Oxford Saïd has ranked 4th in the world for Open Programmes in the latest Financial Times Executive Education Rankings 2017.
It also ranked 9th globally in the combined ranking which takes measures from both custom and open rankings. Read the full Executive Education Rankings 2017.
The School achieved the biggest rise at the top of the open ranking, jumping five places and the first time it has been placed in the top 5. Oxford Saïd improved its position in all 10 criteria informed by the participants ratings including course design, preparation, teaching, faculty expertise, aims achieved and follow-up.
‘Our faculty and staff have delivered outstanding development experiences for senior leaders,’ said Peter Tufano, Dean of Oxford Saïd. ‘Our strengths in participant diversity and follow up, combined with innovative, thoughtful teaching methods and faculty who are sensitive to, and effectively navigate, global and local disruption, are keys to creating critical perspective and delivering real impact. My congratulations and thanks go to all the faculty and staff that have worked tirelessly to deliver excellent programmes that transform individuals and businesses.’

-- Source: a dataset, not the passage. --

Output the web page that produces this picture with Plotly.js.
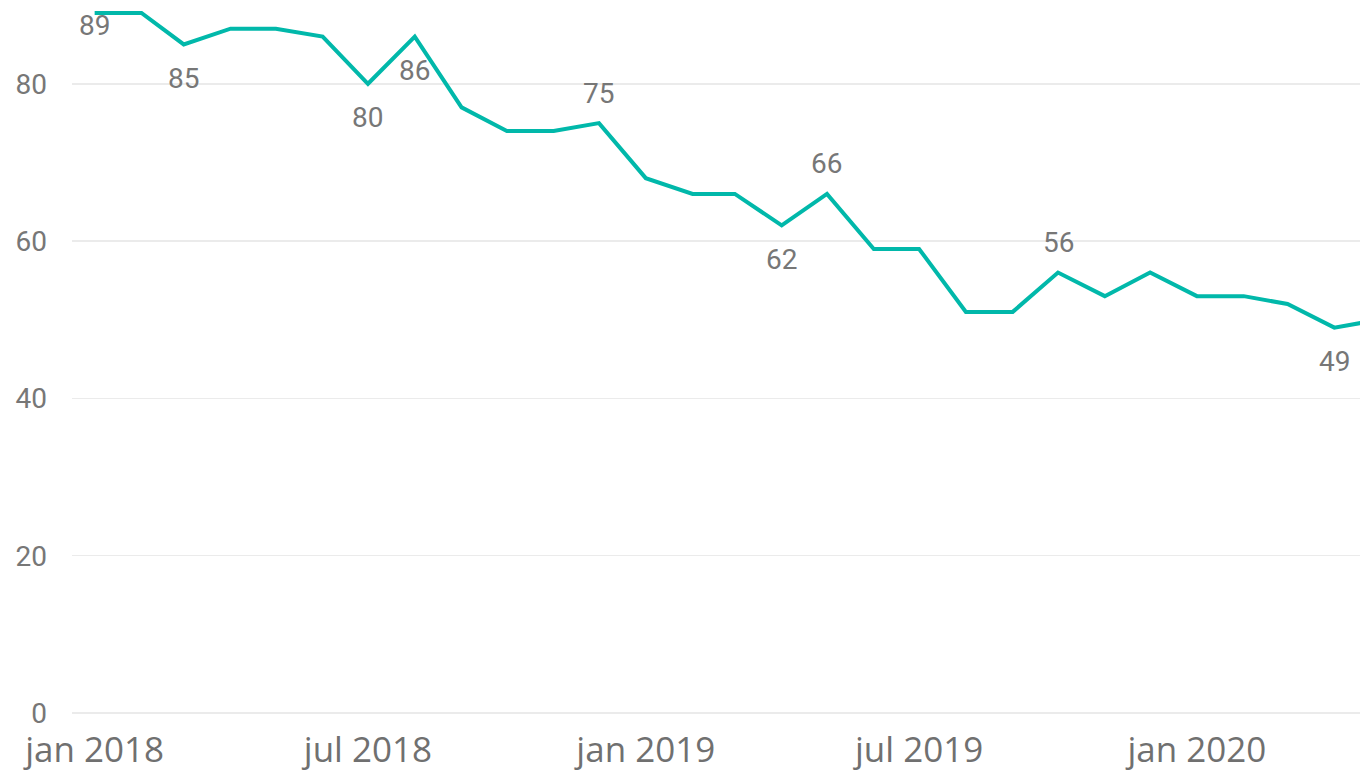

‘We know that the world continues to need good leaders and arguably a different type of leadership to address some of the complex problems we are now seeing,’ said Andrew White, Associate Dean for Executive Education. ‘As we know many organisations are facing unprecedented challenges to their continual success. So this achievement does not mean that we will be relaxing and we will continue to deliver programmes that address some of the profound questions about how organisations innovate and relate to a complex set of stakeholders.’
The latest result follows the School’s recent success in the Financial Times’ first ranking of MBA programmes in Finance which were ranked in the top ten (8th) globally.